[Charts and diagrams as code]
::::::::

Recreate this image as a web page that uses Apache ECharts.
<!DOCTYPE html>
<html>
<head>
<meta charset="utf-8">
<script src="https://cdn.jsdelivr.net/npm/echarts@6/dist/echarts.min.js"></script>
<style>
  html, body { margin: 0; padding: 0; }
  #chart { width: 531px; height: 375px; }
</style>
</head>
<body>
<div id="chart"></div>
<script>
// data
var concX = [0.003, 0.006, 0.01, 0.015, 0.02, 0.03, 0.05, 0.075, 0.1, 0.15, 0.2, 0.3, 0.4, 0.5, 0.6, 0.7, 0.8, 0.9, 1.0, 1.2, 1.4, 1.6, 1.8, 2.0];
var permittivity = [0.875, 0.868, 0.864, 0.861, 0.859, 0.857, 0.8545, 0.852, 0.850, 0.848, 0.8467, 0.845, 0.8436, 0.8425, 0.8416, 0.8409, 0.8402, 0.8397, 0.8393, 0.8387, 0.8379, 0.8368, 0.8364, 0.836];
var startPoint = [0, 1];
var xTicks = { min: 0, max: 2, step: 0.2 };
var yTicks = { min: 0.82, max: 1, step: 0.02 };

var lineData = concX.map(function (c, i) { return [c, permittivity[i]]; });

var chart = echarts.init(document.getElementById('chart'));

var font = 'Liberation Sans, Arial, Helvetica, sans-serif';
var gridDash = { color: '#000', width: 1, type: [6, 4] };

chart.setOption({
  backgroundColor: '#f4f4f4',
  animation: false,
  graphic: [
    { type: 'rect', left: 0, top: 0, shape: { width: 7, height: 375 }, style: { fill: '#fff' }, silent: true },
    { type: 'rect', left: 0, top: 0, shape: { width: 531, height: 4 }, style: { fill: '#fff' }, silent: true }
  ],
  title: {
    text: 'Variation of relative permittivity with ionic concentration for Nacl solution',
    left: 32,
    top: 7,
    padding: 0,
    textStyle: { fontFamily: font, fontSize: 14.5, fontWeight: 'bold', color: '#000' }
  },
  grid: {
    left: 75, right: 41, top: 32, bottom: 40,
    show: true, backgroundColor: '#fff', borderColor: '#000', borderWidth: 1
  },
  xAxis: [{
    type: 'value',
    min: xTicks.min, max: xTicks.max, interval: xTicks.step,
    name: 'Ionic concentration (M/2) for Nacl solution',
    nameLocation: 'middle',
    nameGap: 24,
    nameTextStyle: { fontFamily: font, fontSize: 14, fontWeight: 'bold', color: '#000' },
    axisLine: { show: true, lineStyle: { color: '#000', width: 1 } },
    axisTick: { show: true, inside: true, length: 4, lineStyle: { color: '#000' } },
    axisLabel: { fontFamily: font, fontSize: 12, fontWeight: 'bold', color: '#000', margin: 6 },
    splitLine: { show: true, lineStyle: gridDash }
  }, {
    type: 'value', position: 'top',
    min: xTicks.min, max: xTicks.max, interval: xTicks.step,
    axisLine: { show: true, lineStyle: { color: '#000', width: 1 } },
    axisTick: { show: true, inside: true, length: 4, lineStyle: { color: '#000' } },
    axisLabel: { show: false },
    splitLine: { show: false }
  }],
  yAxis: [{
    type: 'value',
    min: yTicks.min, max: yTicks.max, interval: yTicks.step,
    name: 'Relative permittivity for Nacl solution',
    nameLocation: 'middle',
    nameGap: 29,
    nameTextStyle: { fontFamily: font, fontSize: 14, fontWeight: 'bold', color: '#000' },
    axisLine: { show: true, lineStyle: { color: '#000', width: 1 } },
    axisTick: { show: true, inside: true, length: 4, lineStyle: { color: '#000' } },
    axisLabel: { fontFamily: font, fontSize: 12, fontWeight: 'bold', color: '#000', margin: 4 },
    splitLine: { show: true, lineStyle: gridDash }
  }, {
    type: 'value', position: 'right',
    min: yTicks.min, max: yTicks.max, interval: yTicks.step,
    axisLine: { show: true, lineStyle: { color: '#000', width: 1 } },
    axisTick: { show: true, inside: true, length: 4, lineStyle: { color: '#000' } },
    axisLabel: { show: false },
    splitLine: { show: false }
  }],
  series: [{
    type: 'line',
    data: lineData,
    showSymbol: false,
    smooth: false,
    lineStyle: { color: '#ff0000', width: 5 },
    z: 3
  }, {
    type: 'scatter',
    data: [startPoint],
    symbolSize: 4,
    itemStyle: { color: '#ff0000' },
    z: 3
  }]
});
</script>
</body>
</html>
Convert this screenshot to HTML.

::::::::

- [DIRECTIONS FOR THIS TASK] Write every record out again, unaltered.

- [FINISHED ANSWER]
Recreate this image as a web page that uses Apache ECharts.
<!DOCTYPE html>
<html>
<head>
<meta charset="utf-8">
<script src="https://cdn.jsdelivr.net/npm/echarts@6/dist/echarts.min.js"></script>
<style>
  html, body { margin: 0; padding: 0; }
  #chart { width: 531px; height: 375px; }
</style>
</head>
<body>
<div id="chart"></div>
<script>
// data
var concX = [0.003, 0.006, 0.01, 0.015, 0.02, 0.03, 0.05, 0.075, 0.1, 0.15, 0.2, 0.3, 0.4, 0.5, 0.6, 0.7, 0.8, 0.9, 1.0, 1.2, 1.4, 1.6, 1.8, 2.0];
var permittivity = [0.875, 0.868, 0.864, 0.861, 0.859, 0.857, 0.8545, 0.852, 0.850, 0.848, 0.8467, 0.845, 0.8436, 0.8425, 0.8416, 0.8409, 0.8402, 0.8397, 0.8393, 0.8387, 0.8379, 0.8368, 0.8364, 0.836];
var startPoint = [0, 1];
var xTicks = { min: 0, max: 2, step: 0.2 };
var yTicks = { min: 0.82, max: 1, step: 0.02 };

var lineData = concX.map(function (c, i) { return [c, permittivity[i]]; });

var chart = echarts.init(document.getElementById('chart'));

var font = 'Liberation Sans, Arial, Helvetica, sans-serif';
var gridDash = { color: '#000', width: 1, type: [6, 4] };

chart.setOption({
  backgroundColor: '#f4f4f4',
  animation: false,
  graphic: [
    { type: 'rect', left: 0, top: 0, shape: { width: 7, height: 375 }, style: { fill: '#fff' }, silent: true },
    { type: 'rect', left: 0, top: 0, shape: { width: 531, height: 4 }, style: { fill: '#fff' }, silent: true }
  ],
  title: {
    text: 'Variation of relative permittivity with ionic concentration for Nacl solution',
    left: 32,
    top: 7,
    padding: 0,
    textStyle: { fontFamily: font, fontSize: 14.5, fontWeight: 'bold', color: '#000' }
  },
  grid: {
    left: 75, right: 41, top: 32, bottom: 40,
    show: true, backgroundColor: '#fff', borderColor: '#000', borderWidth: 1
  },
  xAxis: [{
    type: 'value',
    min: xTicks.min, max: xTicks.max, interval: xTicks.step,
    name: 'Ionic concentration (M/2) for Nacl solution',
    nameLocation: 'middle',
    nameGap: 24,
    nameTextStyle: { fontFamily: font, fontSize: 14, fontWeight: 'bold', color: '#000' },
    axisLine: { show: true, lineStyle: { color: '#000', width: 1 } },
    axisTick: { show: true, inside: true, length: 4, lineStyle: { color: '#000' } },
    axisLabel: { fontFamily: font, fontSize: 12, fontWeight: 'bold', color: '#000', margin: 6 },
    splitLine: { show: true, lineStyle: gridDash }
  }, {
    type: 'value', position: 'top',
    min: xTicks.min, max: xTicks.max, interval: xTicks.step,
    axisLine: { show: true, lineStyle: { color: '#000', width: 1 } },
    axisTick: { show: true, inside: true, length: 4, lineStyle: { color: '#000' } },
    axisLabel: { show: false },
    splitLine: { show: false }
  }],
  yAxis: [{
    type: 'value',
    min: yTicks.min, max: yTicks.max, interval: yTicks.step,
    name: 'Relative permittivity for Nacl solution',
    nameLocation: 'middle',
    nameGap: 29,
    nameTextStyle: { fontFamily: font, fontSize: 14, fontWeight: 'bold', color: '#000' },
    axisLine: { show: true, lineStyle: { color: '#000', width: 1 } },
    axisTick: { show: true, inside: true, length: 4, lineStyle: { color: '#000' } },
    axisLabel: { fontFamily: font, fontSize: 12, fontWeight: 'bold', color: '#000', margin: 4 },
    splitLine: { show: true, lineStyle: gridDash }
  }, {
    type: 'value', position: 'right',
    min: yTicks.min, max: yTicks.max, interval: yTicks.step,
    axisLine: { show: true, lineStyle: { color: '#000', width: 1 } },
    axisTick: { show: true, inside: true, length: 4, lineStyle: { color: '#000' } },
    axisLabel: { show: false },
    splitLine: { show: false }
  }],
  series: [{
    type: 'line',
    data: lineData,
    showSymbol: false,
    smooth: false,
    lineStyle: { color: '#ff0000', width: 5 },
    z: 3
  }, {
    type: 'scatter',
    data: [startPoint],
    symbolSize: 4,
    itemStyle: { color: '#ff0000' },
    z: 3
  }]
});
</script>
</body>
</html>
Convert this screenshot to HTML.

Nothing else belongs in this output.